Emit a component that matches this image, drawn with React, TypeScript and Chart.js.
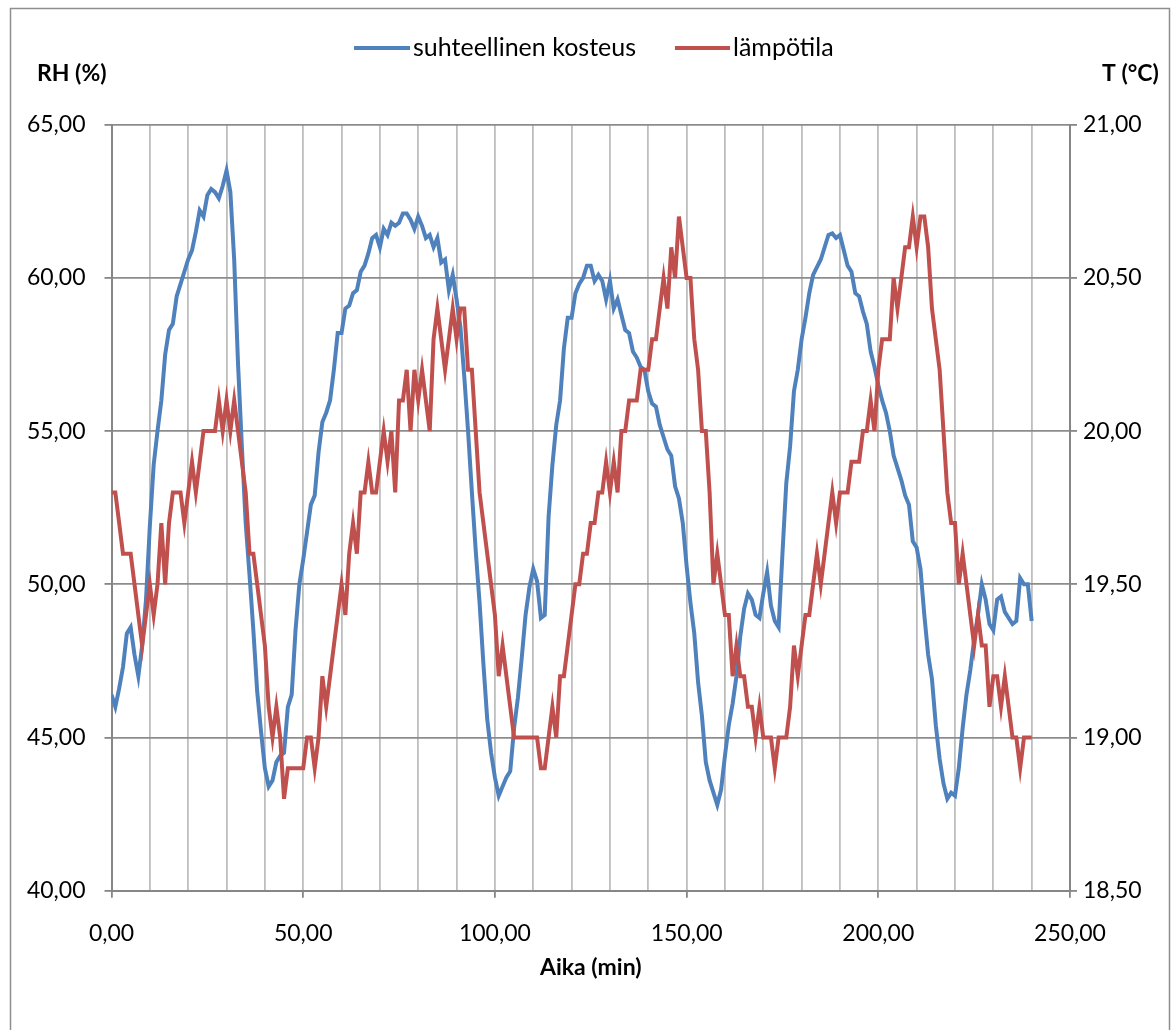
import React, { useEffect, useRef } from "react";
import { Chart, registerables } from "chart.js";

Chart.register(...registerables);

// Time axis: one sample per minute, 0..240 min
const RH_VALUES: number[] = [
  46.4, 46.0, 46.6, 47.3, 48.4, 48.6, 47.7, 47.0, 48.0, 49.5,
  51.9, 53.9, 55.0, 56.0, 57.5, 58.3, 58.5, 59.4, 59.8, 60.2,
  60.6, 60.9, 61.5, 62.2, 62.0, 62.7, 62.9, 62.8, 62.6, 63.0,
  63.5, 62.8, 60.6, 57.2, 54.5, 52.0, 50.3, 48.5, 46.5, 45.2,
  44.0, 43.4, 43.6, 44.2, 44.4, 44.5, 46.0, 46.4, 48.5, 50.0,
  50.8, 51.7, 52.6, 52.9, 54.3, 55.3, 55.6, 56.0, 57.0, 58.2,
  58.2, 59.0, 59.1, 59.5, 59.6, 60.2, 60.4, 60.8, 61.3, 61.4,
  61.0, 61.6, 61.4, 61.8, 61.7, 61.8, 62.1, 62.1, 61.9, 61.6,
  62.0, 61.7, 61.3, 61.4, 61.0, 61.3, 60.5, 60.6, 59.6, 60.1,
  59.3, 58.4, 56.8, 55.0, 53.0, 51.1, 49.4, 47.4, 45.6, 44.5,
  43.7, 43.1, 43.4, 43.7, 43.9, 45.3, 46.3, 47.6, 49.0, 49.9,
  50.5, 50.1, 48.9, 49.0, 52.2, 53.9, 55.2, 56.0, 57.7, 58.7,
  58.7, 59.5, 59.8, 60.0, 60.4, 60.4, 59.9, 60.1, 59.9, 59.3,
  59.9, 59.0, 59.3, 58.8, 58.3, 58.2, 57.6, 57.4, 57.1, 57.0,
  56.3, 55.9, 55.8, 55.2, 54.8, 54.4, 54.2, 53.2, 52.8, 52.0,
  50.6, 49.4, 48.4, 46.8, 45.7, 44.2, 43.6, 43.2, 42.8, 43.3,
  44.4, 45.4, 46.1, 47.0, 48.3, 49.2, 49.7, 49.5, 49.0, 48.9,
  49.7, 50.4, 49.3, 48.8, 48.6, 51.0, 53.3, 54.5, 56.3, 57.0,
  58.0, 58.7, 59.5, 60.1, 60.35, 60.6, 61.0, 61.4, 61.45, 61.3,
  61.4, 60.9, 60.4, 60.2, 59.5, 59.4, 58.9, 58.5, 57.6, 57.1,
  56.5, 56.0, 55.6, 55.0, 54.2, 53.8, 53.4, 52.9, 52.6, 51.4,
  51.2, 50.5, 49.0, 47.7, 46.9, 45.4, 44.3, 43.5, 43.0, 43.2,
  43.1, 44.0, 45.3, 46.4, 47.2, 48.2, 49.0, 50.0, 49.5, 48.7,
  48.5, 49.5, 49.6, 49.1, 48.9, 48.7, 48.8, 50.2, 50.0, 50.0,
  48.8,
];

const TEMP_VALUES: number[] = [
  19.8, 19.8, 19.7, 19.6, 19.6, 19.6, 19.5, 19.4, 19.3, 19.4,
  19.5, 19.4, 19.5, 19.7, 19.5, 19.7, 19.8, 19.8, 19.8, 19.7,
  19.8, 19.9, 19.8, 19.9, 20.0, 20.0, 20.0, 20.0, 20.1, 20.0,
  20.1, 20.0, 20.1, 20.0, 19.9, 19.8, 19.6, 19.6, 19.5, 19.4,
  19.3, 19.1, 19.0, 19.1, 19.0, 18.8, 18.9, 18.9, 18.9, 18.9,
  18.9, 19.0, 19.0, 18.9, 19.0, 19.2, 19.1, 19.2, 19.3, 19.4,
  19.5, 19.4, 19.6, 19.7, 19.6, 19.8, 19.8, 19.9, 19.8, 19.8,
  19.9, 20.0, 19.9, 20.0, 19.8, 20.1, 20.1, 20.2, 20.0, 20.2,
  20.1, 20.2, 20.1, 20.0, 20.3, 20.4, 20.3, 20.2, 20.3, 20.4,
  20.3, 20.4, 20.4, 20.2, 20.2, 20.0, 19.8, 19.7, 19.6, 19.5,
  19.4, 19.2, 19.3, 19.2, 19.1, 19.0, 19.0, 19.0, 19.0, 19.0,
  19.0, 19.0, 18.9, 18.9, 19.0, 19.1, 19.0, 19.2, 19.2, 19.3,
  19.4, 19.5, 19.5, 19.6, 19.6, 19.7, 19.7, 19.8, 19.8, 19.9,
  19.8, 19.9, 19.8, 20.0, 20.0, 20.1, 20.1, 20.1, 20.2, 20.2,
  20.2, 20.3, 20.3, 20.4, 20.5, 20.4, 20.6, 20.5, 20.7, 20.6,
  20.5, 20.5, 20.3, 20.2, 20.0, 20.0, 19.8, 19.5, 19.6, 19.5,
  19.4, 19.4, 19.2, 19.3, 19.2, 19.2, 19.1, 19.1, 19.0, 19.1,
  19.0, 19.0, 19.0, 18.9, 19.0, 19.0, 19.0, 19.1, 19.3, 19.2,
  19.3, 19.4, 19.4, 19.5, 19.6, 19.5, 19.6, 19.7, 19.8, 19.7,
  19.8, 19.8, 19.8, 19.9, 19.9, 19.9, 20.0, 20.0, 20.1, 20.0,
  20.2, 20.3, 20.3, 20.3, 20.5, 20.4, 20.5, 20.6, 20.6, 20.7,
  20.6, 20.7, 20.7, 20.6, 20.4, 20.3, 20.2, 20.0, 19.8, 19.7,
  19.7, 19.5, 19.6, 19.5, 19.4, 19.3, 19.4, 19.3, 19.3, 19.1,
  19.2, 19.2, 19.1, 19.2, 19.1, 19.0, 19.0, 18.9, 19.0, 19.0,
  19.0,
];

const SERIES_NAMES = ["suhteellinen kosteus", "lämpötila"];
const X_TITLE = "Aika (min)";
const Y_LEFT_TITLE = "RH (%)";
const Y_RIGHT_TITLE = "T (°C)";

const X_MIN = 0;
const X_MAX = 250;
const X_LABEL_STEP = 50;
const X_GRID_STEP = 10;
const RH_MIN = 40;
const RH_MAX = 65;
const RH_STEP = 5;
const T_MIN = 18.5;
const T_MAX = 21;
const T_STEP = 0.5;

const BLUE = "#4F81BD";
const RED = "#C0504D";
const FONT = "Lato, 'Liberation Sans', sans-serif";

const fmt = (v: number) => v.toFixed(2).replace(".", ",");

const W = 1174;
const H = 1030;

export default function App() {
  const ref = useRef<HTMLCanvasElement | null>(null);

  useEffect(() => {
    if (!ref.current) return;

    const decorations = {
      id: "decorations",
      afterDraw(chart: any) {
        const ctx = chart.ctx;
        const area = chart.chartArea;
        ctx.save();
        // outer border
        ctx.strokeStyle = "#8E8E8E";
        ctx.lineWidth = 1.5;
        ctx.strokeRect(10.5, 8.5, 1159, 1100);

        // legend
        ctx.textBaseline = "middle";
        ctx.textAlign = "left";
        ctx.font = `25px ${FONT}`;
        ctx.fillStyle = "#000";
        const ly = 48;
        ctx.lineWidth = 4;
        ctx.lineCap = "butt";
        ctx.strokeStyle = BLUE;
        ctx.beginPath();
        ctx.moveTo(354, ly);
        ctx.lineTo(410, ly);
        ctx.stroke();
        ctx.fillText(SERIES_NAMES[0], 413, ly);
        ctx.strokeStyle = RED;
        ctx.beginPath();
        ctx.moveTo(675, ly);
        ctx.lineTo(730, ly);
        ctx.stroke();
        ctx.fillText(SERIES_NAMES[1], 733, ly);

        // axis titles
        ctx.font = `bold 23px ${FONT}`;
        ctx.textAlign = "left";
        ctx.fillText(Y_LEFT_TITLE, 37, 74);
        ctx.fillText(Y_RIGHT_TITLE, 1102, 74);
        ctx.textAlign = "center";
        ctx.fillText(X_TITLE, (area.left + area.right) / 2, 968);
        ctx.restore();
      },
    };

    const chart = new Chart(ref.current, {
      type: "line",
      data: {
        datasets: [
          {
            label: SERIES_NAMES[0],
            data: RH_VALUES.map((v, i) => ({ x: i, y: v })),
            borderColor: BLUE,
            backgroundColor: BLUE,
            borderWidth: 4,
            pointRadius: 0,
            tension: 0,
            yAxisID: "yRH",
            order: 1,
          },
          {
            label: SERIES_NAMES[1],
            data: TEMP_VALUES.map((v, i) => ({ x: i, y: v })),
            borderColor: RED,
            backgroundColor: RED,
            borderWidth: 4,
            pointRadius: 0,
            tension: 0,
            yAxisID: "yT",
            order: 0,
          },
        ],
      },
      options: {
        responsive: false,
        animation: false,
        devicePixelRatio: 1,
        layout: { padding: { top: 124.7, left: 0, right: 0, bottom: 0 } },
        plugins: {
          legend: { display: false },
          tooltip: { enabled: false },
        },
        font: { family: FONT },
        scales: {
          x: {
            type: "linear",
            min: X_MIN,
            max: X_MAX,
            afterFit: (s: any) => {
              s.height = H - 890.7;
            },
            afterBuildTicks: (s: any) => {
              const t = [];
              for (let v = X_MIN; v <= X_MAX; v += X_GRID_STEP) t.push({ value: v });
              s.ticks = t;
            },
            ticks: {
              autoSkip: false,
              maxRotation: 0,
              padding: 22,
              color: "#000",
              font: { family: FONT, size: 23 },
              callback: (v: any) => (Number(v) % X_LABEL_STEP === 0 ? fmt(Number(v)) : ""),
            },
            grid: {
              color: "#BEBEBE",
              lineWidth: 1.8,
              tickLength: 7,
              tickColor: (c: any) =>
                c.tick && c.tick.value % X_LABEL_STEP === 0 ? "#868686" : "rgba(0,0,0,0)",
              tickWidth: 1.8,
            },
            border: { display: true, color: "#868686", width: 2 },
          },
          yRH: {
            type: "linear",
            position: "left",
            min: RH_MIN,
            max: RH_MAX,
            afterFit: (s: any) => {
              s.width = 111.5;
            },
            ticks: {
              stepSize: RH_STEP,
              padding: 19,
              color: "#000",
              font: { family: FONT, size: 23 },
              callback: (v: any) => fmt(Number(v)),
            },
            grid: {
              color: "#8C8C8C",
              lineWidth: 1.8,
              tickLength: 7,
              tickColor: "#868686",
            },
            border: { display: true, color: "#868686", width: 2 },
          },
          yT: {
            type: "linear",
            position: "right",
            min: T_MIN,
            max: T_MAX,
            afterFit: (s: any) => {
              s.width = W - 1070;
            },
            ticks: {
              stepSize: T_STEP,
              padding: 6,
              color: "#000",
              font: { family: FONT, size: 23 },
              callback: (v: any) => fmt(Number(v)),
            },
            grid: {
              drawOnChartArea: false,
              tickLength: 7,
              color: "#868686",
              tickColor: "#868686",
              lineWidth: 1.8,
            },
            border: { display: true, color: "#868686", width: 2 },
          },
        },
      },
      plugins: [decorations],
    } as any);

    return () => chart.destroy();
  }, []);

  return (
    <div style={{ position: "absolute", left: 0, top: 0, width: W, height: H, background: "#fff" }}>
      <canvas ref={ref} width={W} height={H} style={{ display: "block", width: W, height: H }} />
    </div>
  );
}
• • •
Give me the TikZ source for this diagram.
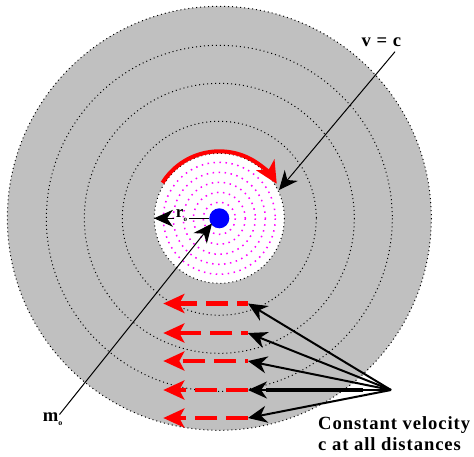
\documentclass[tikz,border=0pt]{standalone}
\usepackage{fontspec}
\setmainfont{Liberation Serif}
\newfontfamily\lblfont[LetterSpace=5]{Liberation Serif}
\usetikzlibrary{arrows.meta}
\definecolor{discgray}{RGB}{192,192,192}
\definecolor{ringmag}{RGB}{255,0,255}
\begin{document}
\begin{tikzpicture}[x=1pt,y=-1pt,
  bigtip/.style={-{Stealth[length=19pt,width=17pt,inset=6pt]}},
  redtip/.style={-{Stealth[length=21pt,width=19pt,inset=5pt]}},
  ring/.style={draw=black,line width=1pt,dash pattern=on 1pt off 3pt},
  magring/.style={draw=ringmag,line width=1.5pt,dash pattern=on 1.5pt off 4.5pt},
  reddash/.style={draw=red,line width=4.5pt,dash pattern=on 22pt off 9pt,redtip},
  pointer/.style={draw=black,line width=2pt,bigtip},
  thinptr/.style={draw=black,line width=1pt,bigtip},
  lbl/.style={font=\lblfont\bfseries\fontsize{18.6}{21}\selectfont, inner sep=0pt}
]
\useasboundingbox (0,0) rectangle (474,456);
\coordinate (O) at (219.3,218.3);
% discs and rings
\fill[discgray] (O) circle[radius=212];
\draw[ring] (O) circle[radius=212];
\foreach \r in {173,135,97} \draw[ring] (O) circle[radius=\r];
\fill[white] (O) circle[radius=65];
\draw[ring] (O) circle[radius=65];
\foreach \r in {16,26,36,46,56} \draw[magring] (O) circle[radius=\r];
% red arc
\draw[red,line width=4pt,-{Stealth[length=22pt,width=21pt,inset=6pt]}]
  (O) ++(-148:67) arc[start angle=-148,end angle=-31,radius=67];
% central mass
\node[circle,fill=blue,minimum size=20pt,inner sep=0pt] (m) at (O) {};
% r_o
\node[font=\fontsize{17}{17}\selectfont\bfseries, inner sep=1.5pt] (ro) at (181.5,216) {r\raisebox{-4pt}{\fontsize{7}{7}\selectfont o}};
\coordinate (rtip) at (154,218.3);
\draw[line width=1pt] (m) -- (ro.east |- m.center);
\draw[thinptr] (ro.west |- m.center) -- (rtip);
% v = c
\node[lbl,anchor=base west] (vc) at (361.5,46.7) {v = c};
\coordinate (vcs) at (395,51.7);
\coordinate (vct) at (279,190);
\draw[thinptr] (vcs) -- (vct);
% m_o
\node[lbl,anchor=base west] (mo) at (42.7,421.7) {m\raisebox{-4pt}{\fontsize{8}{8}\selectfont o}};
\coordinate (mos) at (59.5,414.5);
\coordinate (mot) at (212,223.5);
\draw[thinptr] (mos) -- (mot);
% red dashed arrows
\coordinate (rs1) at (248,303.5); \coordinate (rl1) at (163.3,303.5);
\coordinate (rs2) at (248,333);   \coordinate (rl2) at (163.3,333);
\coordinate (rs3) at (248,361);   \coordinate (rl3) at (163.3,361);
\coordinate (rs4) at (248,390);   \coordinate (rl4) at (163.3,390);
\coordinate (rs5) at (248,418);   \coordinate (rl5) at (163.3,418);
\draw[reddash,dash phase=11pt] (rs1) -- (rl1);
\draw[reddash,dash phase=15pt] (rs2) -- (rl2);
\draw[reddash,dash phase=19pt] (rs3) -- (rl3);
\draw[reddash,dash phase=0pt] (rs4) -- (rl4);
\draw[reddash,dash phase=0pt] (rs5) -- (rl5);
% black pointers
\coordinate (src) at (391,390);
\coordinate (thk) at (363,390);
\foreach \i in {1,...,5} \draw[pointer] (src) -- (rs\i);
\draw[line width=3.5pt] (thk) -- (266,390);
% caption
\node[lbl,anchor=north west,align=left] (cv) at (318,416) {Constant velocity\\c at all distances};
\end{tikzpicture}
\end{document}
• • •
• [GIVEN INSTRUCTION] Transcribe exactly the lines between the one containing "Emit a component" and the one containing "Chart.register(...registerables);", counting both ends. Pictures are not copied.

• [RESPONSE TO THE TASK]
Emit a component that matches this image, drawn with React, TypeScript and Chart.js.
import React, { useEffect, useRef } from "react";
import { Chart, registerables } from "chart.js";

Chart.register(...registerables);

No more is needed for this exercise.